Creative Industries: Bigger than One Number

  • August 17, 2016
  • paul.nguyen@westaf.org
  • Creative Economy, Data Education, Data Quality, Data Sets

Our vision for the CVSuite blog is that it serve as a place to present original material. Now and again; however, an item comes to our attention that we think is important to share. Such is the case with the piece presented here. It was written by Andrew Taylor who published the following item in the ArtsJournal blog post Shock and ‘Eh’, on June 9, 2016. We think it is an important message and so are reprinting it here.
A picture of Andrew Taylor.

I’ve been to enough ‘creative economy’ presentations to know how they generally flow: They draw a big circle and then flash a big number.
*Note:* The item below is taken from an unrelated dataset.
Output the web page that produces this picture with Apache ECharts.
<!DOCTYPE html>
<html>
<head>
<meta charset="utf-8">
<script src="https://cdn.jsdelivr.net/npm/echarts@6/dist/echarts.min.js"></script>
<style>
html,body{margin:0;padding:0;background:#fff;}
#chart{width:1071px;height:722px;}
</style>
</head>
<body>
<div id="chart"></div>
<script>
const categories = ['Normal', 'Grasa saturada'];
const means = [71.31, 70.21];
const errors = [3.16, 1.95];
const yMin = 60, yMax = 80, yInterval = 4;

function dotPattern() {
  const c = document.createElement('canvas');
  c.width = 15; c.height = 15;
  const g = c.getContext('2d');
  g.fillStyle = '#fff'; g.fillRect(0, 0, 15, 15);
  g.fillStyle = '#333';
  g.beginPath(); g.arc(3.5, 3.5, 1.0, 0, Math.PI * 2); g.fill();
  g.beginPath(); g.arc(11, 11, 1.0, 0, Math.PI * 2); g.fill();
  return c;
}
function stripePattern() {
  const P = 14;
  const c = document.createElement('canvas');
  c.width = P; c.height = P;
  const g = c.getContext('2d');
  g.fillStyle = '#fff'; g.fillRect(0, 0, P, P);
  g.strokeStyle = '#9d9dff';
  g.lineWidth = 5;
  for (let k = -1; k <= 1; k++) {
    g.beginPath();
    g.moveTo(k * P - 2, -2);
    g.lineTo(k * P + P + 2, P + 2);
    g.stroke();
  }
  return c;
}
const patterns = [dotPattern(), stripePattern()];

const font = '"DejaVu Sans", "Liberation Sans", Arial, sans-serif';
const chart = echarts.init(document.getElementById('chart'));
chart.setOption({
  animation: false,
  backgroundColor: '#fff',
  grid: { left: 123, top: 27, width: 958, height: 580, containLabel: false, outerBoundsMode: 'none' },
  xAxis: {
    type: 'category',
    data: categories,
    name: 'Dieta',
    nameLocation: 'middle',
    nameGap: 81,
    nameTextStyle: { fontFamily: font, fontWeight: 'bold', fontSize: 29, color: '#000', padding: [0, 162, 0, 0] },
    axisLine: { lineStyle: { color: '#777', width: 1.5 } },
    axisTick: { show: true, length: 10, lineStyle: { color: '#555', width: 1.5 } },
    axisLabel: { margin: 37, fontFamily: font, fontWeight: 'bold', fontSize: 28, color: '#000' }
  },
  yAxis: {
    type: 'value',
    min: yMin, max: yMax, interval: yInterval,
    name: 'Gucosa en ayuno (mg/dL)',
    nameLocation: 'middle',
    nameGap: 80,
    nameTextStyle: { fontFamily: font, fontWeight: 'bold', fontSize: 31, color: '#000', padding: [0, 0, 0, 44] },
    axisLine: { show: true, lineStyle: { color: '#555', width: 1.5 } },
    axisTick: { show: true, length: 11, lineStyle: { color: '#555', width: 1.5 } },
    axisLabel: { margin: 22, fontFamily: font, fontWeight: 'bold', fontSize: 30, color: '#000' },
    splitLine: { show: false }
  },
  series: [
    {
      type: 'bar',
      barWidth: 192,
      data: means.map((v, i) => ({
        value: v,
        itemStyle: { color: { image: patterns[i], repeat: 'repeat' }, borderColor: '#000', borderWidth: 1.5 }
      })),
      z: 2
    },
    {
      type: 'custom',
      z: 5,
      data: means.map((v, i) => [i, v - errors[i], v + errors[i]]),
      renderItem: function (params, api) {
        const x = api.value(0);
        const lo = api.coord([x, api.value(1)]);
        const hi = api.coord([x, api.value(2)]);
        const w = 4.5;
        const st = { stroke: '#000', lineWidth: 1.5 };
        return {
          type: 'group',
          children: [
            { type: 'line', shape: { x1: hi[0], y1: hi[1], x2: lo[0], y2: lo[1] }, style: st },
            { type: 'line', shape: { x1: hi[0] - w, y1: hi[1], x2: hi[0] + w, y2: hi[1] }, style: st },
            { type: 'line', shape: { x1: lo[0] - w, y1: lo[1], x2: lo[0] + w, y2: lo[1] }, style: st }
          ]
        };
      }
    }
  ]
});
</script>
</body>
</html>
The big circle includes lots of creative industries — from nonprofit to full-on-profit. The big number comes from their aggregated economic activity. The message is, essentially: Holy cow, we’re big. Therefore we’re important. Pay attention. Make nice with us.
For example, Americans for the Arts points to $135.2 billion of economic activity. The Orange Economy flags the sector as worth 6.1 percent of the world economy (quoting John Howkins). The NEA and the US Department of Commerce sets “arts and cultural production” in the US as 4.32 percent of the Gross Domestic Product – more than construction, more than transportation and warehousing.
But while the big circle/big number approach does offer a first-blush flourish, it tends to dissipate rather quickly, without leaving much behind. Because, yes, the creative economy is big, but it’s also diffuse. And while the former is animating and validating, the latter is a bit of a problem.
For an allegory, consider the penny: There are approximately 200 billion pennies currently in circulation. That’s $2 billion in economic value, with serious collective weight, size, and significance (stacked together, they’d form two cubes at 127 feet per side). By the ‘big number’ playbook, that makes pennies a big deal, worthy of attention, praise, and preferential policy.

Pennies are stacked on top of each other and fill the left side of the image. Some of the pennies are in focus while others are not.

Image by slgckgc creative commons licensing.


But just try to use your 127-foot cube of pennies to buy a single can of soda from a vending machine, or add time to your parking meter to avoid a ticket.
Those systems don’t work with just aggregated wealth, they require concentrated wealth (nickels, dimes, and quarters). The pennies may have comparable value, but they don’t have comparable utility. Which is why you likely have a jar of them sitting in your sock drawer.
The same challenges face the creative industries. Even if they generate more economic value than the hotel industry, the hotel industry has bigger players with more concentrated wealth. Which makes them more coordinated and consequential in the policy machine. That doesn’t mean, necessarily, that policy makers are focused on fat-cats. It just means it’s easier to attend to concentrated wealth than a million little bits of wealth scattered here and there. Coordinated advocacy helps a lot, of course, but you’re still advocating for pennies in a world that prefers quarters.
I’m not saying we should avoid the ‘big number’ flourish, or the big-tent perspective on creative industries. I’m just saying that we should never consider the big circle/big number pitch a persuasive argument. It’s not an argument. It’s an opener. And most of the creative economy presentations I’m seeing misunderstand the complexity of the close.